Ingredients for - Espresso Biscotti

1. Unsalted butter - ¼ cup
2. White sugar - ¾ cup
3. Eggs - 3
4. Vanilla extract - 1 teaspoon
5. Pastry flour - 3 ¼ cups
6. Ground cinnamon - 1 teaspoon
7. Baking powder - 1 teaspoon
8. Instant espresso powder - 1 teaspoon
9. Grated orange zest - 2 teaspoons
10. Chocolate chips - ½ cup
11. Dried apricots - ½ cup
12. Dried cranberries - ½ cup
13. Slivered almonds - ½ cup
14. Egg white, lightly beaten - 1

How to cook deliciously - Espresso Biscotti

1. Stage

Preheat oven to 350 degrees F (175 degrees C). Grease a cookie sheet or line it with parchment paper.

2. Stage

Cream together butter and sugar in a bowl until light and fluffy. Beat in eggs and vanilla.

3. Stage

Sift together the flour, cinnamon, and baking powder in a separate bowl. Mix dry ingredients into the egg mixture.
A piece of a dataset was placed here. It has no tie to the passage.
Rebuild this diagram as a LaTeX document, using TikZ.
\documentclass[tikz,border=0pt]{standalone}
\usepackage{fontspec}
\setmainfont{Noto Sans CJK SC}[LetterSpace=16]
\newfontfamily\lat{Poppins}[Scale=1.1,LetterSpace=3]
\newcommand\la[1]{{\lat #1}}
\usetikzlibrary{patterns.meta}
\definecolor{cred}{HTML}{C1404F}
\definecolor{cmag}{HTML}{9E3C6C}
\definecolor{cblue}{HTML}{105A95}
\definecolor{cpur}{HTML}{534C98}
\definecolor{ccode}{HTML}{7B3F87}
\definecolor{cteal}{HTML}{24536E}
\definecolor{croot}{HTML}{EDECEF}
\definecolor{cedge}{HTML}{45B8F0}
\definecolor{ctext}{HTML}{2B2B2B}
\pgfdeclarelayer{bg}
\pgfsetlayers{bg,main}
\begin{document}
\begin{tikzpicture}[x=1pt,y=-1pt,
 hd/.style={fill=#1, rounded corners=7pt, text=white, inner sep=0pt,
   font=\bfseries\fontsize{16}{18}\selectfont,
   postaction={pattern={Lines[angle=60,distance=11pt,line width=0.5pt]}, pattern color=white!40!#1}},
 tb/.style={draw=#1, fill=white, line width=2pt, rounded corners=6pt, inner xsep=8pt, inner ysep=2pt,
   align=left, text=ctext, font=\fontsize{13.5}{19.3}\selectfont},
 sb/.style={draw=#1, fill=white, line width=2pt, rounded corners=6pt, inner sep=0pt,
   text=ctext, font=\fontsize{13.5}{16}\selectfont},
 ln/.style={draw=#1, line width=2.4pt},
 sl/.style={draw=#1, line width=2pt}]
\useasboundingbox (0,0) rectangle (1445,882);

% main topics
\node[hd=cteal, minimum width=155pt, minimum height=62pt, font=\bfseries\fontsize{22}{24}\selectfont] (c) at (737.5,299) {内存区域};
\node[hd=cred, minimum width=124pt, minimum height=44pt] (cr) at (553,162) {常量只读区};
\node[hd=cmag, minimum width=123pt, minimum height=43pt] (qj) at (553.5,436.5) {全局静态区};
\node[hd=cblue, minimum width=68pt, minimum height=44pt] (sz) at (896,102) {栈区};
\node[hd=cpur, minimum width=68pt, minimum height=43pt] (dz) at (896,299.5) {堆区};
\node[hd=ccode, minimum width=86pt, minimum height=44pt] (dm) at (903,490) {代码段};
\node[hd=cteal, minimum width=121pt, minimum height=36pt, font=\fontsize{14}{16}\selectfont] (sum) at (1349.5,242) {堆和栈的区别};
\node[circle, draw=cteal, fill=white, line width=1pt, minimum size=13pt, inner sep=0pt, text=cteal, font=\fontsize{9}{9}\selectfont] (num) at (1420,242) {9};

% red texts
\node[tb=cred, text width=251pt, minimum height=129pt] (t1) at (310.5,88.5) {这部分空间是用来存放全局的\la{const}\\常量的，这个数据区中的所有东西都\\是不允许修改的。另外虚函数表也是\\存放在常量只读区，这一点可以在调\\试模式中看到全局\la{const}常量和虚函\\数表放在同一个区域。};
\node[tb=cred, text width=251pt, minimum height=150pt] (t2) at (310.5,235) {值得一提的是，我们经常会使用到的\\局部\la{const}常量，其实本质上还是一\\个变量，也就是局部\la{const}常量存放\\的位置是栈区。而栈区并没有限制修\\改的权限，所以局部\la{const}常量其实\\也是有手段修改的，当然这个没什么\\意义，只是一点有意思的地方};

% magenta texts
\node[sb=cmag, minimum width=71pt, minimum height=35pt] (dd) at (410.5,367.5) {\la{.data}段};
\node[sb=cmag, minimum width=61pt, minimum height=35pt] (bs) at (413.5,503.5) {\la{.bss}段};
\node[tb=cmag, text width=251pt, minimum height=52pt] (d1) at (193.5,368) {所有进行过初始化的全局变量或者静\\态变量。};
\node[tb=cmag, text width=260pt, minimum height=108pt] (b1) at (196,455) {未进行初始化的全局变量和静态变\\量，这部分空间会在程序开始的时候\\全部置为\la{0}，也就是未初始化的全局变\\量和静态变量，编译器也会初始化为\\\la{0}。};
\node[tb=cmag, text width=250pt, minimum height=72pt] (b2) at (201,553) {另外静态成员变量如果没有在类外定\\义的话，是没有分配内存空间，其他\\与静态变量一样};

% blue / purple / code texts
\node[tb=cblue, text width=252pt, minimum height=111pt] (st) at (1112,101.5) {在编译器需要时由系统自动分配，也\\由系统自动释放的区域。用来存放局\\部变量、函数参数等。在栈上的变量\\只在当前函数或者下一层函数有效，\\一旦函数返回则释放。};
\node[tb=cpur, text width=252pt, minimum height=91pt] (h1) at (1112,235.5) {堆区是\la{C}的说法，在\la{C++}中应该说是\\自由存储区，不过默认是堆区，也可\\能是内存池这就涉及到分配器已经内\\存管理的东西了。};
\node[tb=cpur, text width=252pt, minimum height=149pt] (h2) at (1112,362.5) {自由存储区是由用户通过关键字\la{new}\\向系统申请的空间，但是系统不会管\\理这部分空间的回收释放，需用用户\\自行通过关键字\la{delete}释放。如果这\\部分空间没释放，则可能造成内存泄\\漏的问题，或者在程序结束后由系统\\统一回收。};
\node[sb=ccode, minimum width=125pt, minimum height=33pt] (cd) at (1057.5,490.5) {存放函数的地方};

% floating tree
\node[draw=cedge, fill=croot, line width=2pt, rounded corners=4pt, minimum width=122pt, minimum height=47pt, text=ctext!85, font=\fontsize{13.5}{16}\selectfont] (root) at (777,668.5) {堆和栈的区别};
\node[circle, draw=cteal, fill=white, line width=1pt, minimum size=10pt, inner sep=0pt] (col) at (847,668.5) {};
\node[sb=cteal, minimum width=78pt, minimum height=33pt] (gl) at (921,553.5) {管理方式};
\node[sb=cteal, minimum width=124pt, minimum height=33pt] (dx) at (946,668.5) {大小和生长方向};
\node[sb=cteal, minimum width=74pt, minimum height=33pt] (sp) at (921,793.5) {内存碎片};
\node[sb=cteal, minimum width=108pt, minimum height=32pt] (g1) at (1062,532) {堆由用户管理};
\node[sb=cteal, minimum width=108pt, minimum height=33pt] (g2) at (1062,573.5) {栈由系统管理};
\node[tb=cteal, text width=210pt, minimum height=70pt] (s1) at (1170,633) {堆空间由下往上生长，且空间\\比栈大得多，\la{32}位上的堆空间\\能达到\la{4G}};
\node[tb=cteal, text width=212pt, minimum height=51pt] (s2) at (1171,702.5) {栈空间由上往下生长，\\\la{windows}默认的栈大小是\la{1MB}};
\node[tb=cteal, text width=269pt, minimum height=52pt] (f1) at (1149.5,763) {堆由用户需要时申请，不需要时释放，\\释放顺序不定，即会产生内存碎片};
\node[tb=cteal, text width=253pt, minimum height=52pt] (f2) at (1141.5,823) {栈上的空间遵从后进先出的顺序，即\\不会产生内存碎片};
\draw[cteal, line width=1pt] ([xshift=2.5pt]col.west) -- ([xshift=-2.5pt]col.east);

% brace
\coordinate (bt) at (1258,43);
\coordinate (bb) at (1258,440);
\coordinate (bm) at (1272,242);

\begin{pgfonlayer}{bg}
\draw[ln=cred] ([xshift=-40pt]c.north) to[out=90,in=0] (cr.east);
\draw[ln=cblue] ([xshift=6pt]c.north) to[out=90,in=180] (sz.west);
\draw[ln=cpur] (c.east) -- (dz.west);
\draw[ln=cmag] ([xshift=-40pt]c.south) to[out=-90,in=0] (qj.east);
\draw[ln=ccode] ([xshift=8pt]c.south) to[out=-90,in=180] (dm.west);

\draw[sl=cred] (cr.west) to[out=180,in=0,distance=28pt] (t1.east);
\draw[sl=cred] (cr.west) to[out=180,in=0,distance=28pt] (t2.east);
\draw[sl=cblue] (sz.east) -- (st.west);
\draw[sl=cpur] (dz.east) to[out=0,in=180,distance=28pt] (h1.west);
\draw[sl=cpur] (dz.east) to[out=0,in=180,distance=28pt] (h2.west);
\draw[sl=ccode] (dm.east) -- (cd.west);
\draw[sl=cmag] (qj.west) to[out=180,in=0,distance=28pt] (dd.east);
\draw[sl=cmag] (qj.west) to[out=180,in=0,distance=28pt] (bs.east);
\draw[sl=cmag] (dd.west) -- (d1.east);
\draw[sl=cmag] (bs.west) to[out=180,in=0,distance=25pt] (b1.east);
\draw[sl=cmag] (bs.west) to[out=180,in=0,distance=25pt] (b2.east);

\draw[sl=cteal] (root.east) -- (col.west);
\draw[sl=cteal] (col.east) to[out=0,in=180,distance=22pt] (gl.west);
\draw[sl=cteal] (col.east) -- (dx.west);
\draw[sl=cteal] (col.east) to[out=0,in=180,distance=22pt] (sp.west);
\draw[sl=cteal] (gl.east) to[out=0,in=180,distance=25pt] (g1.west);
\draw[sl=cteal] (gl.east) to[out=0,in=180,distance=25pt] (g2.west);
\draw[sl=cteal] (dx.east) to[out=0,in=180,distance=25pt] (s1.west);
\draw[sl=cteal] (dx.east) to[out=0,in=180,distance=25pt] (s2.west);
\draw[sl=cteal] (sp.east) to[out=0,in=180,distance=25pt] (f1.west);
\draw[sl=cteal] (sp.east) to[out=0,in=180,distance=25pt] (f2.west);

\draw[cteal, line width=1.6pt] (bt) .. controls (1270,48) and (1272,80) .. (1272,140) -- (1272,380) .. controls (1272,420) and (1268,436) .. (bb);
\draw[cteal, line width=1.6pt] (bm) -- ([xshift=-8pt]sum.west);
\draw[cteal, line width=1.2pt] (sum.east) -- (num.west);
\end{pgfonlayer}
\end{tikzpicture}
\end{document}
Stir in the espresso powder, orange zest, chocolate chips, dried apricots, dried cranberries and almonds.

4. Stage

Shape dough into two equal logs approximately 12 inches long by 2 inches diameter. Place logs on baking sheet, and flatten out to about 1 inch thickness. Brush the log with egg wash.

5. Stage

Bake in the preheated oven until edges are golden and the center is firm, about 35 to 40 minutes. Remove from oven to cool on the pans. When loaves are cool enough to handle, use a serrated knife to slice the loaves diagonally into 1/2 inch thick slices. Return the slices to the baking sheet.

6. Stage

Reduce oven temperature to 325 degrees F (165 degrees C). Bake until they start turning light brown, 15 to 20 minutes. Cool completely, and store in an airtight container at room temperature.